“We’re going to try to piece things back together as quick as we can,” Vanderhoff said. “We want it to be yesterday, but needless to say the lead times on equipment — it’s made-to-order, specialized equipment — so it’s going to be pretty long lead times. So we’re kind of bracing for six to nine months to get rebuilt.”
There were about 1,750 cows on the property July 5 when the double-parlor milking house caught fire including some that were pregnant, but they were all moved to other farms.
“Fortunately, there aren’t too many animals in that parlor; just what’s being milked at that very moment. So all the other barns were far enough away that there weren’t any issues there. So it was just that group that had happened to be being milked at the time,” Vanderhoff said. “We’re spread across 14 dairies right now ranging from Freemont, Indiana, to Mount Pleasant, Michigan, and everywhere in between.”
The milking house holds about 40 cows during the milking process. The fire started at an old connector, Vanderhoff said.

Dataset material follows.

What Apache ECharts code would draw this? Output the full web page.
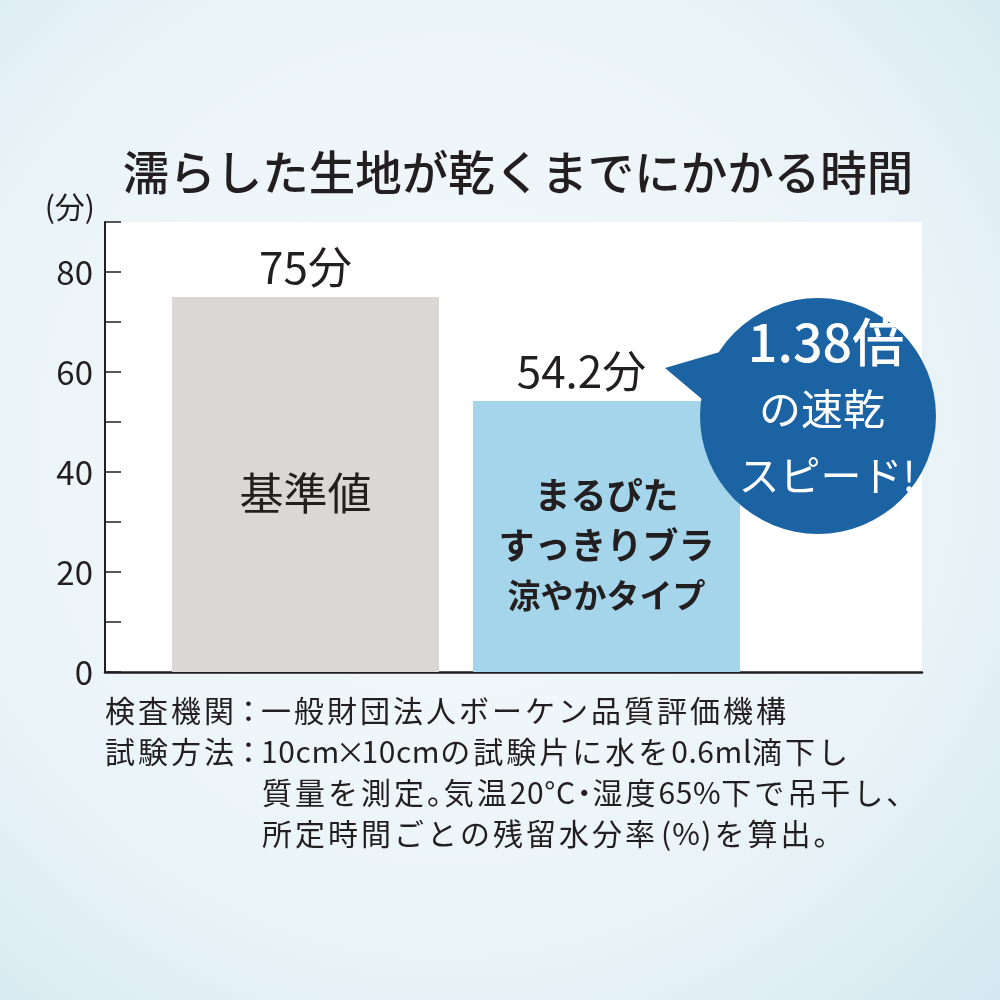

“There was a 480-volt disconnect for an old generator that we no longer have that just by the connections, it just failed, and it melted and blew a hole in the back of the box and shot straight up the wall,” Vanderhoff said. “So we lost 24 (cows) initially and there were a few that we were able to get out, but they were too injured, and they had to be euthanized and that was another four animals.”
As the fire was being put out by the Clayton Fire Department assisted by crews from the Hudson, Morenci and Addison fire departments as well as from Madison, Adrian, Raisin and Cambridge townships, semitrucks and trailers lined up on the road leading to the farm to transfer the animals to safety.
“The day that everything happened we had a ton of help, and if it weren’t for everybody showing up with trailers as they did, it would have been that much worse ordeal … The road was full of people to get loaded and sent in whichever direction they were told,” Vanderhoff said. “Everything was moved out by 3 a.m.”
The initial dispatch was around 1 p.m.
For now, Vanderhoff has his hands full, but he is optimistic about the future.
“We are just obviously dealing with insurance phone calls and visits about how we are going to move forward and whether we’re going to be able to rebuild in the same spot or what the plan is to get our cows home as soon as we can,” Vanderhoff said. “There are three or four main equipment dealerships that deal in dairy equipment, and we’re just kind of contacting all of them to see what kind of lead times they have.”